* Start *

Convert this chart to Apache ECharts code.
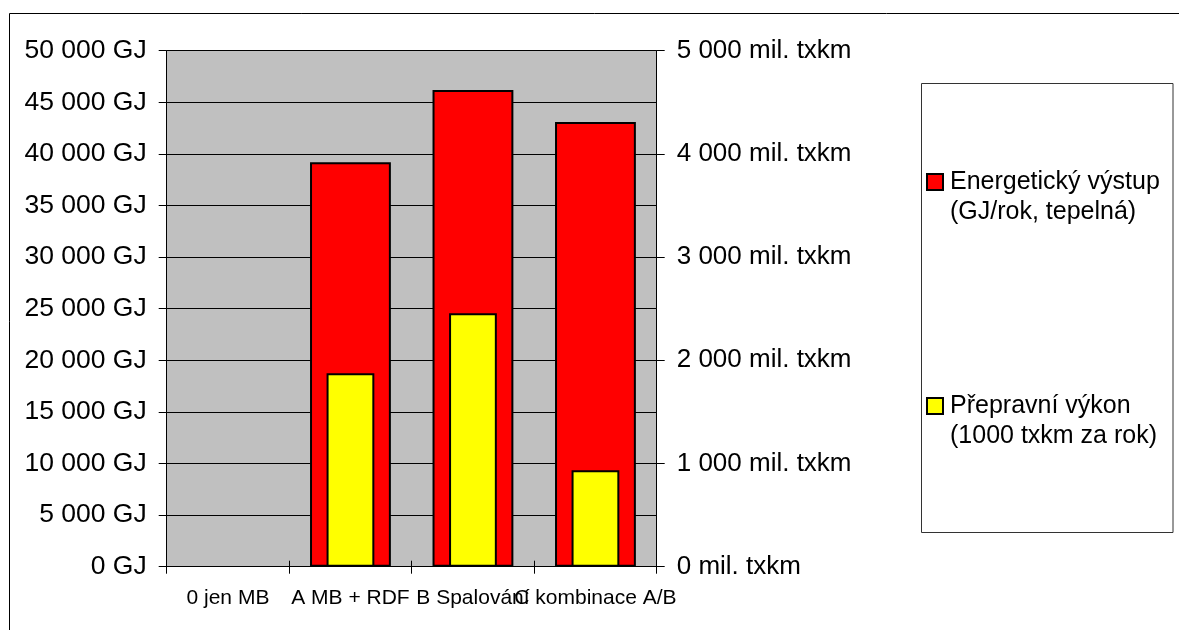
<!DOCTYPE html>
<html>
<head>
<meta charset="utf-8">
<script src="https://cdn.jsdelivr.net/npm/echarts@6/dist/echarts.min.js"></script>
<style>
html,body{margin:0;padding:0;background:#fff;}
#chart{width:1179px;height:630px;}
</style>
</head>
<body>
<div id="chart"></div>
<script>
var categories = ['0 jen MB', 'A MB + RDF', 'B Spalování', 'C kombinace A/B'];
var energyGJ = [null, 39200, 46200, 43100];
var transport = [null, 1875, 2455, 935];
var seriesNames = ['Energetický výstup\n(GJ/rok, tepelná)', 'Přepravní výkon\n(1000 txkm za rok)'];

function sep(v) {
  return String(v).replace(/\B(?=(\d{3})+(?!\d))/g, ' ');
}

var FONT = 'Liberation Sans';
var chart = echarts.init(document.getElementById('chart'), null, {renderer: 'canvas'});

chart.setOption({
  animation: false,
  backgroundColor: '#fff',
  textStyle: {fontFamily: FONT},
  grid: {
    left: 166.7, right: 522.3, top: 50.7, bottom: 63.3,
    show: true, backgroundColor: '#c0c0c0', borderWidth: 0,
    outerBoundsMode: 'none'
  },
  legend: {
    orient: 'vertical',
    left: 926, top: 137,
    padding: 0,
    itemGap: 134,
    itemWidth: 16, itemHeight: 16,
    icon: 'rect',
    selectedMode: false,
    itemStyle: {borderColor: '#000', borderWidth: 2},
    formatter: function (name) { return '\n' + name; },
    textStyle: {fontFamily: FONT, fontSize: 25, lineHeight: 30, color: '#000', padding: [0, 0, 0, 2]},
    data: seriesNames
  },
  xAxis: [{
    type: 'category',
    data: categories,
    position: 'bottom',
    axisLine: {show: true, lineStyle: {color: '#000', width: 1}},
    axisTick: {show: true, length: 7, lineStyle: {color: '#000'}},
    axisLabel: {interval: 0, hideOverlap: false, fontSize: 21, color: '#000', margin: 21, fontFamily: FONT},
    splitLine: {show: false}
  }, {
    type: 'category',
    data: categories,
    position: 'bottom',
    axisLine: {show: false},
    axisTick: {show: true, inside: true, length: 6, lineStyle: {color: '#000'}},
    axisLabel: {show: false},
    splitLine: {show: false}
  }],
  yAxis: [{
    type: 'value',
    min: 0, max: 50000, interval: 5000,
    position: 'left',
    axisLine: {show: true, lineStyle: {color: '#000', width: 1}},
    axisTick: {show: true, length: 8, lineStyle: {color: '#000'}},
    axisLabel: {fontSize: 26.5, color: '#000', margin: 20, fontFamily: FONT,
      formatter: function (v) { return sep(v) + ' GJ'; }},
    splitLine: {show: true, lineStyle: {color: '#000', width: 1}}
  }, {
    type: 'value',
    min: 0, max: 5000, interval: 1000,
    position: 'right',
    axisLine: {show: true, lineStyle: {color: '#000', width: 1}},
    axisTick: {show: true, length: 8, lineStyle: {color: '#000'}},
    axisLabel: {fontSize: 26, color: '#000', margin: 20, fontFamily: FONT,
      formatter: function (v) { return sep(v) + ' mil. txkm'; }},
    splitLine: {show: false}
  }],
  series: [{
    name: seriesNames[0],
    type: 'bar',
    xAxisIndex: 0, yAxisIndex: 0,
    barWidth: '66%',
    data: energyGJ,
    itemStyle: {color: '#ff0000', borderColor: '#000', borderWidth: 2},
    z: 2
  }, {
    name: seriesNames[1],
    type: 'bar',
    xAxisIndex: 1, yAxisIndex: 1,
    barWidth: '39%',
    data: transport,
    itemStyle: {color: '#ffff00', borderColor: '#000', borderWidth: 2},
    z: 3
  }],
  graphic: [
    {type: 'line', shape: {x1: 9.5, y1: 13.5, x2: 1179, y2: 13.5}, style: {stroke: '#000', lineWidth: 1}, silent: true},
    {type: 'line', shape: {x1: 9.5, y1: 13.5, x2: 9.5, y2: 630}, style: {stroke: '#000', lineWidth: 1}, silent: true},
    {type: 'rect', shape: {x: 921.5, y: 83.5, width: 251.5, height: 449}, style: {fill: 'none', stroke: '#333', lineWidth: 1}, silent: true, z: -1}
  ]
});
</script>
</body>
</html>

* End *

▶ **What the exercise asks**: Reproduce the material in full, word for word, and omit the pictures.

▶ **Final result**:
Convert this chart to Apache ECharts code.
<!DOCTYPE html>
<html>
<head>
<meta charset="utf-8">
<script src="https://cdn.jsdelivr.net/npm/echarts@6/dist/echarts.min.js"></script>
<style>
html,body{margin:0;padding:0;background:#fff;}
#chart{width:1179px;height:630px;}
</style>
</head>
<body>
<div id="chart"></div>
<script>
var categories = ['0 jen MB', 'A MB + RDF', 'B Spalování', 'C kombinace A/B'];
var energyGJ = [null, 39200, 46200, 43100];
var transport = [null, 1875, 2455, 935];
var seriesNames = ['Energetický výstup\n(GJ/rok, tepelná)', 'Přepravní výkon\n(1000 txkm za rok)'];

function sep(v) {
  return String(v).replace(/\B(?=(\d{3})+(?!\d))/g, ' ');
}

var FONT = 'Liberation Sans';
var chart = echarts.init(document.getElementById('chart'), null, {renderer: 'canvas'});

chart.setOption({
  animation: false,
  backgroundColor: '#fff',
  textStyle: {fontFamily: FONT},
  grid: {
    left: 166.7, right: 522.3, top: 50.7, bottom: 63.3,
    show: true, backgroundColor: '#c0c0c0', borderWidth: 0,
    outerBoundsMode: 'none'
  },
  legend: {
    orient: 'vertical',
    left: 926, top: 137,
    padding: 0,
    itemGap: 134,
    itemWidth: 16, itemHeight: 16,
    icon: 'rect',
    selectedMode: false,
    itemStyle: {borderColor: '#000', borderWidth: 2},
    formatter: function (name) { return '\n' + name; },
    textStyle: {fontFamily: FONT, fontSize: 25, lineHeight: 30, color: '#000', padding: [0, 0, 0, 2]},
    data: seriesNames
  },
  xAxis: [{
    type: 'category',
    data: categories,
    position: 'bottom',
    axisLine: {show: true, lineStyle: {color: '#000', width: 1}},
    axisTick: {show: true, length: 7, lineStyle: {color: '#000'}},
    axisLabel: {interval: 0, hideOverlap: false, fontSize: 21, color: '#000', margin: 21, fontFamily: FONT},
    splitLine: {show: false}
  }, {
    type: 'category',
    data: categories,
    position: 'bottom',
    axisLine: {show: false},
    axisTick: {show: true, inside: true, length: 6, lineStyle: {color: '#000'}},
    axisLabel: {show: false},
    splitLine: {show: false}
  }],
  yAxis: [{
    type: 'value',
    min: 0, max: 50000, interval: 5000,
    position: 'left',
    axisLine: {show: true, lineStyle: {color: '#000', width: 1}},
    axisTick: {show: true, length: 8, lineStyle: {color: '#000'}},
    axisLabel: {fontSize: 26.5, color: '#000', margin: 20, fontFamily: FONT,
      formatter: function (v) { return sep(v) + ' GJ'; }},
    splitLine: {show: true, lineStyle: {color: '#000', width: 1}}
  }, {
    type: 'value',
    min: 0, max: 5000, interval: 1000,
    position: 'right',
    axisLine: {show: true, lineStyle: {color: '#000', width: 1}},
    axisTick: {show: true, length: 8, lineStyle: {color: '#000'}},
    axisLabel: {fontSize: 26, color: '#000', margin: 20, fontFamily: FONT,
      formatter: function (v) { return sep(v) + ' mil. txkm'; }},
    splitLine: {show: false}
  }],
  series: [{
    name: seriesNames[0],
    type: 'bar',
    xAxisIndex: 0, yAxisIndex: 0,
    barWidth: '66%',
    data: energyGJ,
    itemStyle: {color: '#ff0000', borderColor: '#000', borderWidth: 2},
    z: 2
  }, {
    name: seriesNames[1],
    type: 'bar',
    xAxisIndex: 1, yAxisIndex: 1,
    barWidth: '39%',
    data: transport,
    itemStyle: {color: '#ffff00', borderColor: '#000', borderWidth: 2},
    z: 3
  }],
  graphic: [
    {type: 'line', shape: {x1: 9.5, y1: 13.5, x2: 1179, y2: 13.5}, style: {stroke: '#000', lineWidth: 1}, silent: true},
    {type: 'line', shape: {x1: 9.5, y1: 13.5, x2: 9.5, y2: 630}, style: {stroke: '#000', lineWidth: 1}, silent: true},
    {type: 'rect', shape: {x: 921.5, y: 83.5, width: 251.5, height: 449}, style: {fill: 'none', stroke: '#333', lineWidth: 1}, silent: true, z: -1}
  ]
});
</script>
</body>
</html>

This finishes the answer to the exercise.